In der Nacht zum Sonntag töteten die abgeworfenen Bomben viele Menschen in ihren Häusern. „Man brachte die Verletzten in Johanneshospital, das inmitten der Trümmer stehengeblieben war“, erzählt Meyer, „die Toten legte man auf den großen Schulhof des Abteigymnasiums.“ Über 2500 Menschen starben in Duisburg bei den drei Angriffswellen.

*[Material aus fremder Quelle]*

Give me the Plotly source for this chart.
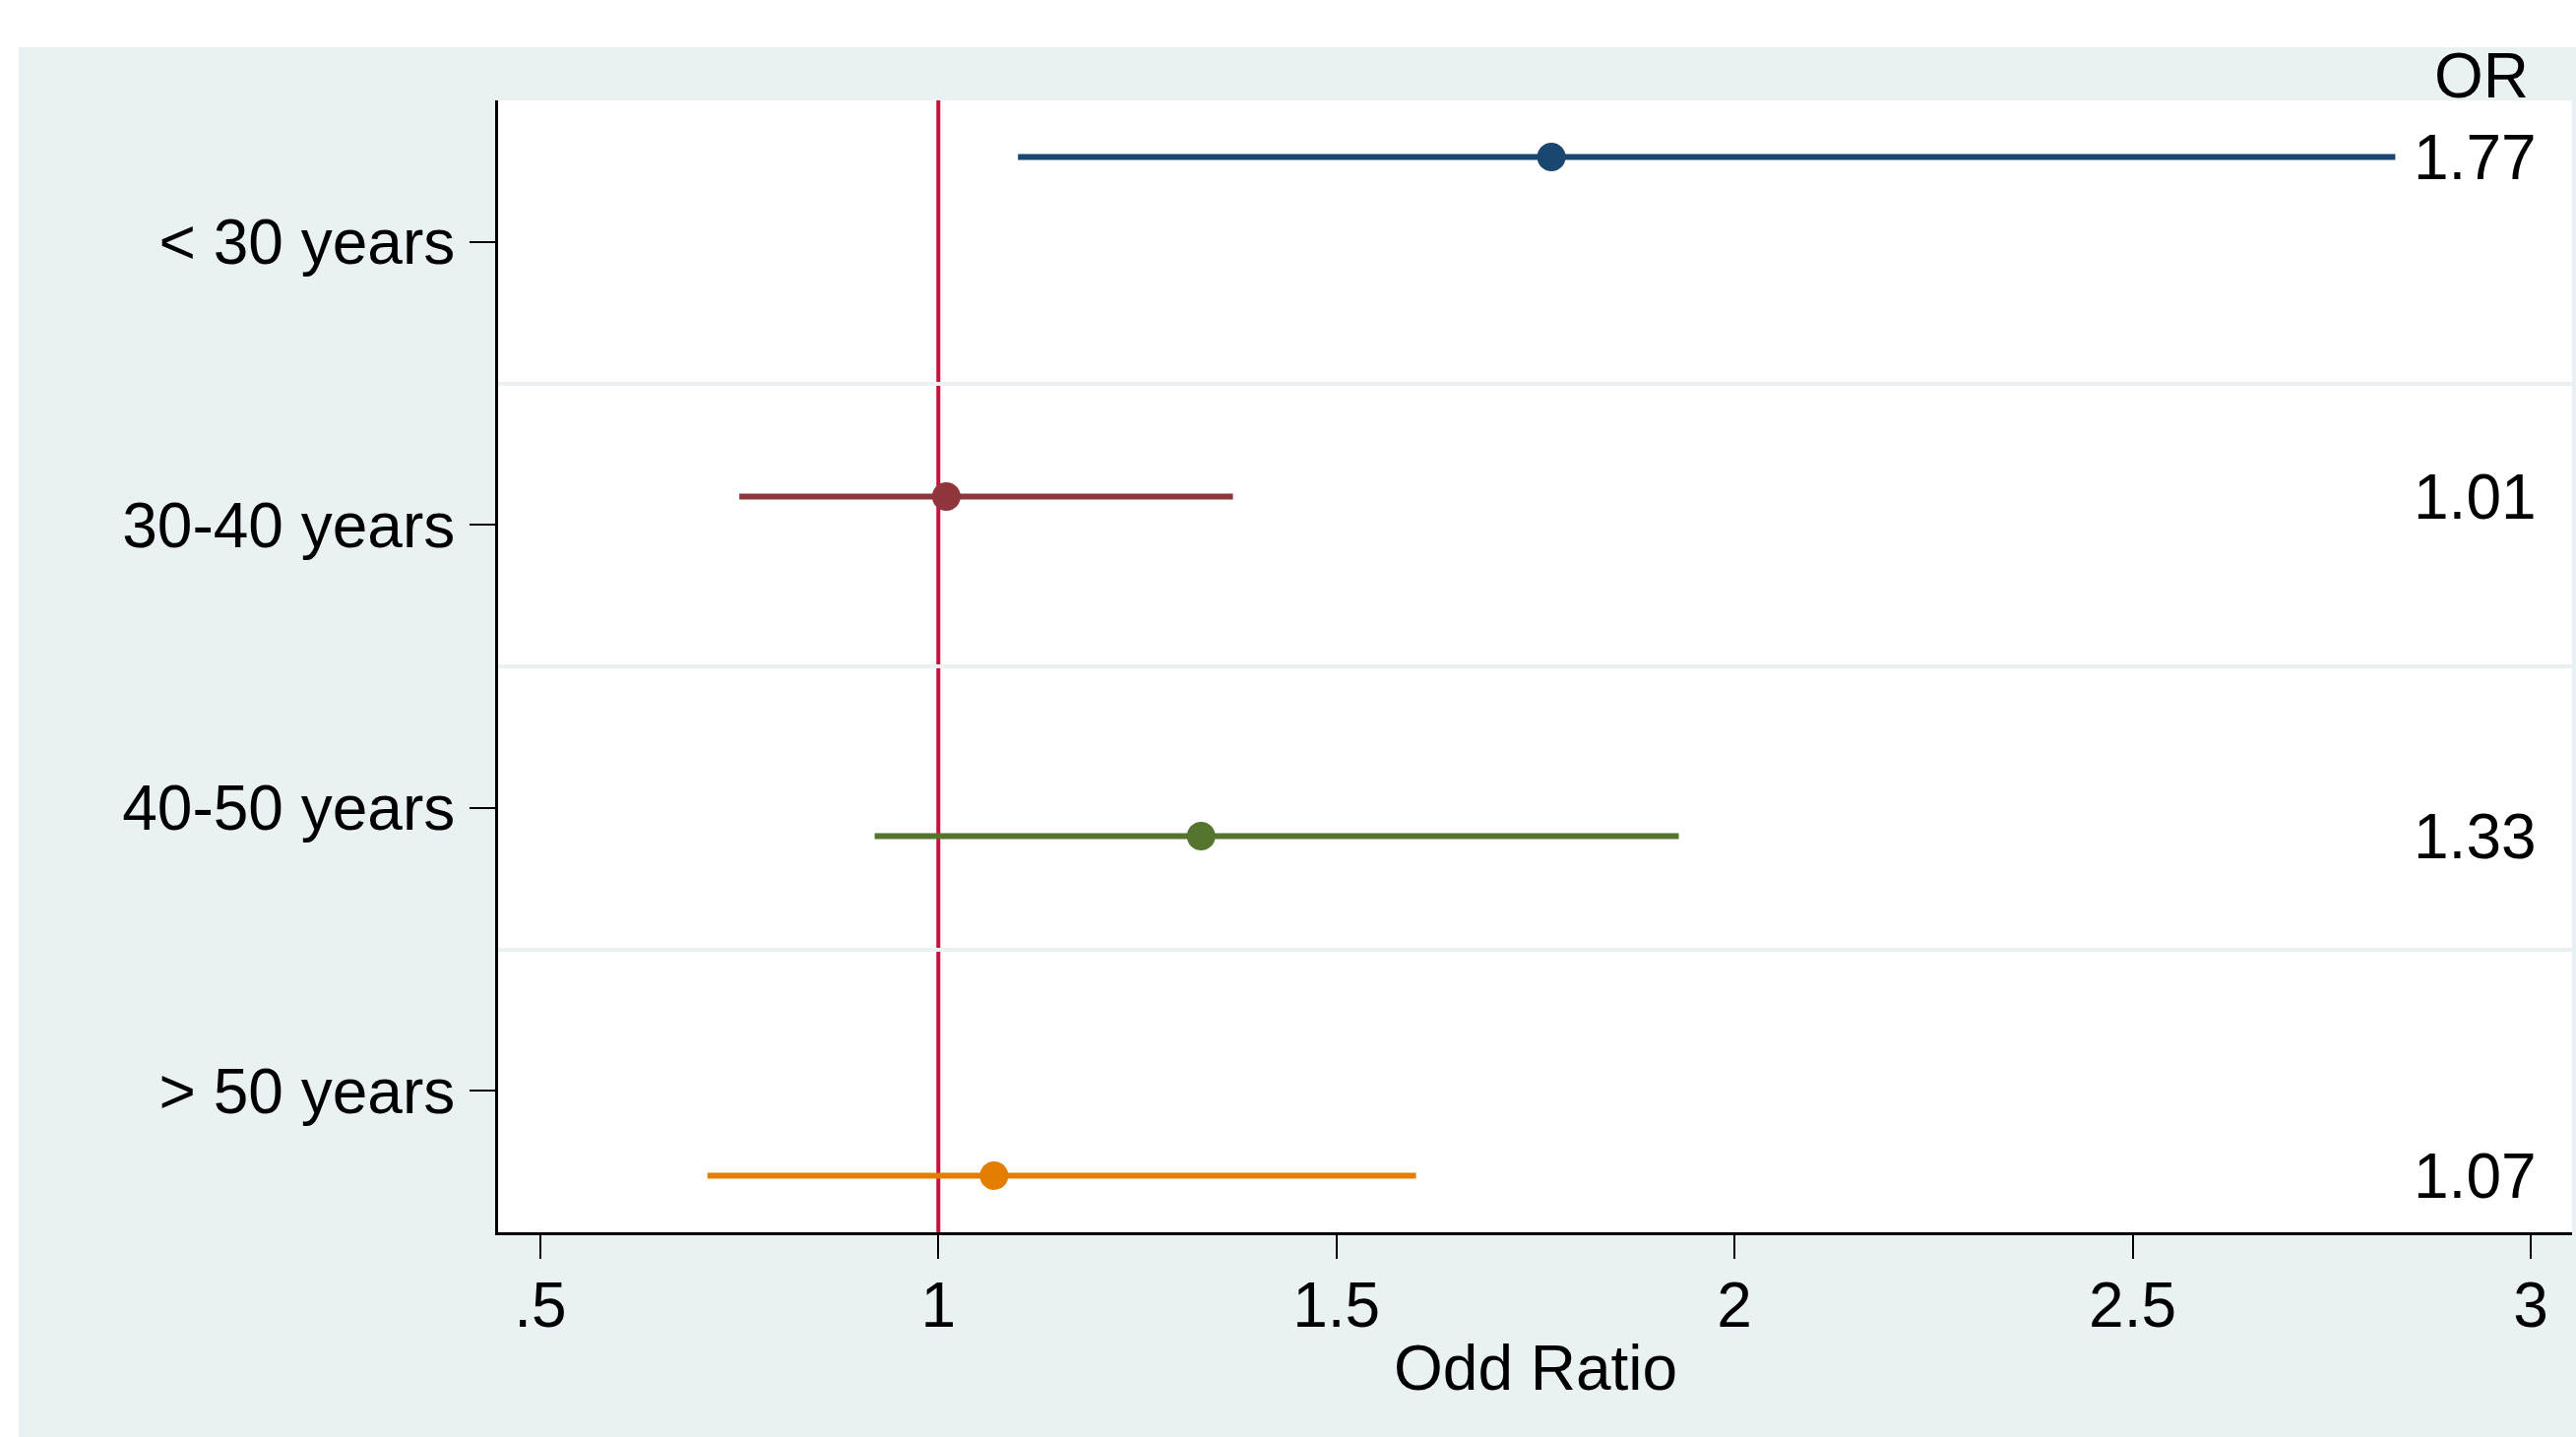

Bombardierung wurde in Duisburg lange verdängt
Hans-Joachim Meyer selber kam 1944 zur Welt und hat keine eigenen Erinnerungen an diese Zeit. „Aber ich habe schon in den sechziger Jahren als junger Mann angefangen, die Zeitzeugen danach auszufragen.“ Er traf auf eine weit verbreitete Abwehrhaltung. Die Zeiten seien zum Glück vorbei, man wolle das nicht mehr aufrühren, so dachten Viele und schwiegen. „Eine gewisse Beharrlichkeit muss man schon mitbringen, ich habe einfach immer weiter nachgefragt, irgendwann bekam ich dann doch Antworten“, sagt Meyer.
Viel lieber sprachen die Duisburger über ihre Leistungen beim Wiederaufbau der Stadt. „Die brennenden Häuser an der Grillostraße, die wurden alle repariert, die stehen heute noch“, sagt der Heimatkundler noch zum Schluss.